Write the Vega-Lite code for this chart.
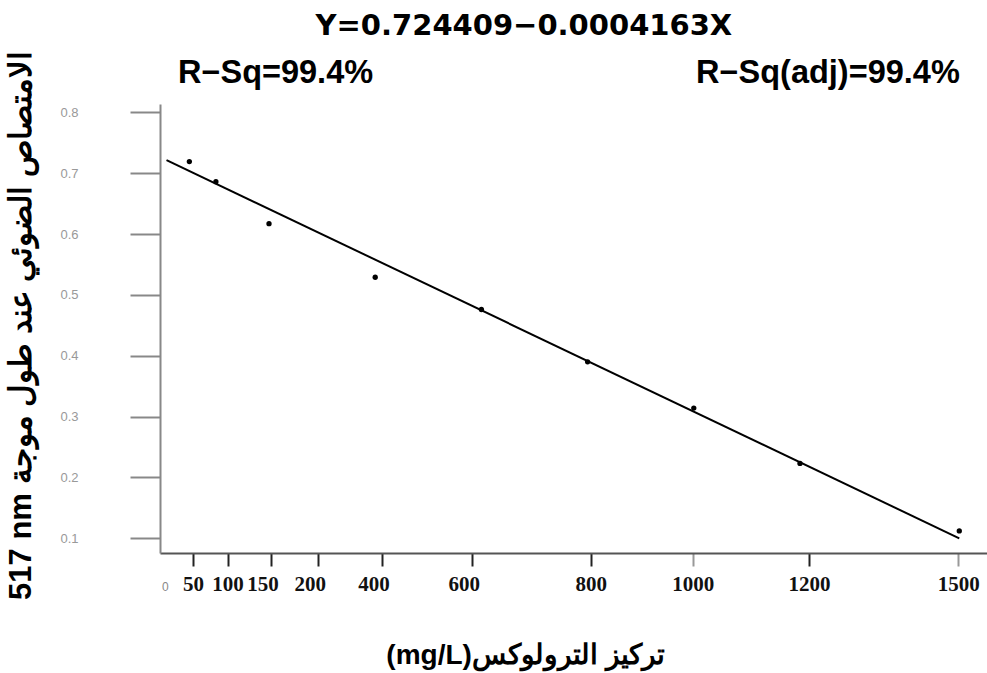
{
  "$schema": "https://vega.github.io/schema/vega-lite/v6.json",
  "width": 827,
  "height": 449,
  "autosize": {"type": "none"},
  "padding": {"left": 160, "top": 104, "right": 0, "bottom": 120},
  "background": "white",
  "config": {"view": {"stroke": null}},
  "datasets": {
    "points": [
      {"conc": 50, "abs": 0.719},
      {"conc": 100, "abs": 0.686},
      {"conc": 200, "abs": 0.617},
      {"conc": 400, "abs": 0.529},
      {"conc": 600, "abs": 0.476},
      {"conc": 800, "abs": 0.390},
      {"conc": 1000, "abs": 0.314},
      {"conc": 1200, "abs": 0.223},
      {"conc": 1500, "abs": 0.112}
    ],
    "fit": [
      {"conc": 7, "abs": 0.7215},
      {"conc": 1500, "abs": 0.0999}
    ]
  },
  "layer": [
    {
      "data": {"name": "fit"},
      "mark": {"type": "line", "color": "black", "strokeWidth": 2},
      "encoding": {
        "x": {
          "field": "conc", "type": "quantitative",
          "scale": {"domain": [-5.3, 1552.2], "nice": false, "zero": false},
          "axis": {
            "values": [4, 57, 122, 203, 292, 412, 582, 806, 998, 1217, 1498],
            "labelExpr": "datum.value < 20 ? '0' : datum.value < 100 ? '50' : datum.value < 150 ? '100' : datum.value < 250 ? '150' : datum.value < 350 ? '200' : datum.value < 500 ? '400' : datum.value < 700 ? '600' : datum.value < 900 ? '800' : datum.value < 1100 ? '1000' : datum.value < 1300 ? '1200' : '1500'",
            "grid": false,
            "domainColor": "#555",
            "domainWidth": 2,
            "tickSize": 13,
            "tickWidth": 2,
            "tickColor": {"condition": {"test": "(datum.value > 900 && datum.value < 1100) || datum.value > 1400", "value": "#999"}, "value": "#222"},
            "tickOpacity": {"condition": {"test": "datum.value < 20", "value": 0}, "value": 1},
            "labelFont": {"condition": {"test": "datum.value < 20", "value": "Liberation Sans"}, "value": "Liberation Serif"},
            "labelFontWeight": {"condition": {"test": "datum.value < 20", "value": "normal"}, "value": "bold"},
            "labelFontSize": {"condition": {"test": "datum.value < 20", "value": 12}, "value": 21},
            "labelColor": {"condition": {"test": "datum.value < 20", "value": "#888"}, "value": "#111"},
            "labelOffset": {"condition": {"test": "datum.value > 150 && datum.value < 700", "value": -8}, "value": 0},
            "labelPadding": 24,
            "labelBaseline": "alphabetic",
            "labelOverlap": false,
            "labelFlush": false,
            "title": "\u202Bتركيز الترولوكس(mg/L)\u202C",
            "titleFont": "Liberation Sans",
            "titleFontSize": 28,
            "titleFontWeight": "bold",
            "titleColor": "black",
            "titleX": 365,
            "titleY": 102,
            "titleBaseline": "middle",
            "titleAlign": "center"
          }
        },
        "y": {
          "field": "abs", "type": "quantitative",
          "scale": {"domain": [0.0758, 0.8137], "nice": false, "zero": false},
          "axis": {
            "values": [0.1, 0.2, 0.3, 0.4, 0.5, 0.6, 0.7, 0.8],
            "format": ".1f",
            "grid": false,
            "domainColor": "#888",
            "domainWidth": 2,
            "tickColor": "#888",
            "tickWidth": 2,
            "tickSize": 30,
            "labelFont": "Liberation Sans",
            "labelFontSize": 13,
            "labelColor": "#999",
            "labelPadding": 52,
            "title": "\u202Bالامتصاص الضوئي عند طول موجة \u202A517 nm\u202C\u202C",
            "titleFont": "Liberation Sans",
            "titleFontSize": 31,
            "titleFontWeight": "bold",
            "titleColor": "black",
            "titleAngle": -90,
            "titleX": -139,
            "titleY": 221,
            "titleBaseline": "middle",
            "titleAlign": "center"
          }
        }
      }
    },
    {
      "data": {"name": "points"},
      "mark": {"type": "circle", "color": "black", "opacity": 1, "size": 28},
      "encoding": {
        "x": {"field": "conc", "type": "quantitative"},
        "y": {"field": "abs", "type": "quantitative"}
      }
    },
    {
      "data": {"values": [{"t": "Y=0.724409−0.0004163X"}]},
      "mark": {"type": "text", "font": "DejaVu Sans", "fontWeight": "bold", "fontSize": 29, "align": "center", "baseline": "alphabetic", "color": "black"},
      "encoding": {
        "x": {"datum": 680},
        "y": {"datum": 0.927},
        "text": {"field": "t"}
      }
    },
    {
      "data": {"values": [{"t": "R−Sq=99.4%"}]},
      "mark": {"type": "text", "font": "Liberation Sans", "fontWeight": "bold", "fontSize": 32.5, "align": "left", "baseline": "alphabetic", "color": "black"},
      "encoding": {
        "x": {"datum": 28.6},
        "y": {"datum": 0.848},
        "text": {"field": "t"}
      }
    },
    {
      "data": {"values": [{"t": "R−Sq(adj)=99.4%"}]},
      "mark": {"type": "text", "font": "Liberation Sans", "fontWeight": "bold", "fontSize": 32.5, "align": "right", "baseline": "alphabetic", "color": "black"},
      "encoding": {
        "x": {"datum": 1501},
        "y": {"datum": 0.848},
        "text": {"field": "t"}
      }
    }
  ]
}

==================================================

Quote the material exactly. Pictures stay out.

Write the Vega-Lite code for this chart.
{
  "$schema": "https://vega.github.io/schema/vega-lite/v6.json",
  "width": 827,
  "height": 449,
  "autosize": {"type": "none"},
  "padding": {"left": 160, "top": 104, "right": 0, "bottom": 120},
  "background": "white",
  "config": {"view": {"stroke": null}},
  "datasets": {
    "points": [
      {"conc": 50, "abs": 0.719},
      {"conc": 100, "abs": 0.686},
      {"conc": 200, "abs": 0.617},
      {"conc": 400, "abs": 0.529},
      {"conc": 600, "abs": 0.476},
      {"conc": 800, "abs": 0.390},
      {"conc": 1000, "abs": 0.314},
      {"conc": 1200, "abs": 0.223},
      {"conc": 1500, "abs": 0.112}
    ],
    "fit": [
      {"conc": 7, "abs": 0.7215},
      {"conc": 1500, "abs": 0.0999}
    ]
  },
  "layer": [
    {
      "data": {"name": "fit"},
      "mark": {"type": "line", "color": "black", "strokeWidth": 2},
      "encoding": {
        "x": {
          "field": "conc", "type": "quantitative",
          "scale": {"domain": [-5.3, 1552.2], "nice": false, "zero": false},
          "axis": {
            "values": [4, 57, 122, 203, 292, 412, 582, 806, 998, 1217, 1498],
            "labelExpr": "datum.value < 20 ? '0' : datum.value < 100 ? '50' : datum.value < 150 ? '100' : datum.value < 250 ? '150' : datum.value < 350 ? '200' : datum.value < 500 ? '400' : datum.value < 700 ? '600' : datum.value < 900 ? '800' : datum.value < 1100 ? '1000' : datum.value < 1300 ? '1200' : '1500'",
            "grid": false,
            "domainColor": "#555",
            "domainWidth": 2,
            "tickSize": 13,
            "tickWidth": 2,
            "tickColor": {"condition": {"test": "(datum.value > 900 && datum.value < 1100) || datum.value > 1400", "value": "#999"}, "value": "#222"},
            "tickOpacity": {"condition": {"test": "datum.value < 20", "value": 0}, "value": 1},
            "labelFont": {"condition": {"test": "datum.value < 20", "value": "Liberation Sans"}, "value": "Liberation Serif"},
            "labelFontWeight": {"condition": {"test": "datum.value < 20", "value": "normal"}, "value": "bold"},
            "labelFontSize": {"condition": {"test": "datum.value < 20", "value": 12}, "value": 21},
            "labelColor": {"condition": {"test": "datum.value < 20", "value": "#888"}, "value": "#111"},
            "labelOffset": {"condition": {"test": "datum.value > 150 && datum.value < 700", "value": -8}, "value": 0},
            "labelPadding": 24,
            "labelBaseline": "alphabetic",
            "labelOverlap": false,
            "labelFlush": false,
            "title": "\u202Bتركيز الترولوكس(mg/L)\u202C",
            "titleFont": "Liberation Sans",
            "titleFontSize": 28,
            "titleFontWeight": "bold",
            "titleColor": "black",
            "titleX": 365,
            "titleY": 102,
            "titleBaseline": "middle",
            "titleAlign": "center"
          }
        },
        "y": {
          "field": "abs", "type": "quantitative",
          "scale": {"domain": [0.0758, 0.8137], "nice": false, "zero": false},
          "axis": {
            "values": [0.1, 0.2, 0.3, 0.4, 0.5, 0.6, 0.7, 0.8],
            "format": ".1f",
            "grid": false,
            "domainColor": "#888",
            "domainWidth": 2,
            "tickColor": "#888",
            "tickWidth": 2,
            "tickSize": 30,
            "labelFont": "Liberation Sans",
            "labelFontSize": 13,
            "labelColor": "#999",
            "labelPadding": 52,
            "title": "\u202Bالامتصاص الضوئي عند طول موجة \u202A517 nm\u202C\u202C",
            "titleFont": "Liberation Sans",
            "titleFontSize": 31,
            "titleFontWeight": "bold",
            "titleColor": "black",
            "titleAngle": -90,
            "titleX": -139,
            "titleY": 221,
            "titleBaseline": "middle",
            "titleAlign": "center"
          }
        }
      }
    },
    {
      "data": {"name": "points"},
      "mark": {"type": "circle", "color": "black", "opacity": 1, "size": 28},
      "encoding": {
        "x": {"field": "conc", "type": "quantitative"},
        "y": {"field": "abs", "type": "quantitative"}
      }
    },
    {
      "data": {"values": [{"t": "Y=0.724409−0.0004163X"}]},
      "mark": {"type": "text", "font": "DejaVu Sans", "fontWeight": "bold", "fontSize": 29, "align": "center", "baseline": "alphabetic", "color": "black"},
      "encoding": {
        "x": {"datum": 680},
        "y": {"datum": 0.927},
        "text": {"field": "t"}
      }
    },
    {
      "data": {"values": [{"t": "R−Sq=99.4%"}]},
      "mark": {"type": "text", "font": "Liberation Sans", "fontWeight": "bold", "fontSize": 32.5, "align": "left", "baseline": "alphabetic", "color": "black"},
      "encoding": {
        "x": {"datum": 28.6},
        "y": {"datum": 0.848},
        "text": {"field": "t"}
      }
    },
    {
      "data": {"values": [{"t": "R−Sq(adj)=99.4%"}]},
      "mark": {"type": "text", "font": "Liberation Sans", "fontWeight": "bold", "fontSize": 32.5, "align": "right", "baseline": "alphabetic", "color": "black"},
      "encoding": {
        "x": {"datum": 1501},
        "y": {"datum": 0.848},
        "text": {"field": "t"}
      }
    }
  ]
}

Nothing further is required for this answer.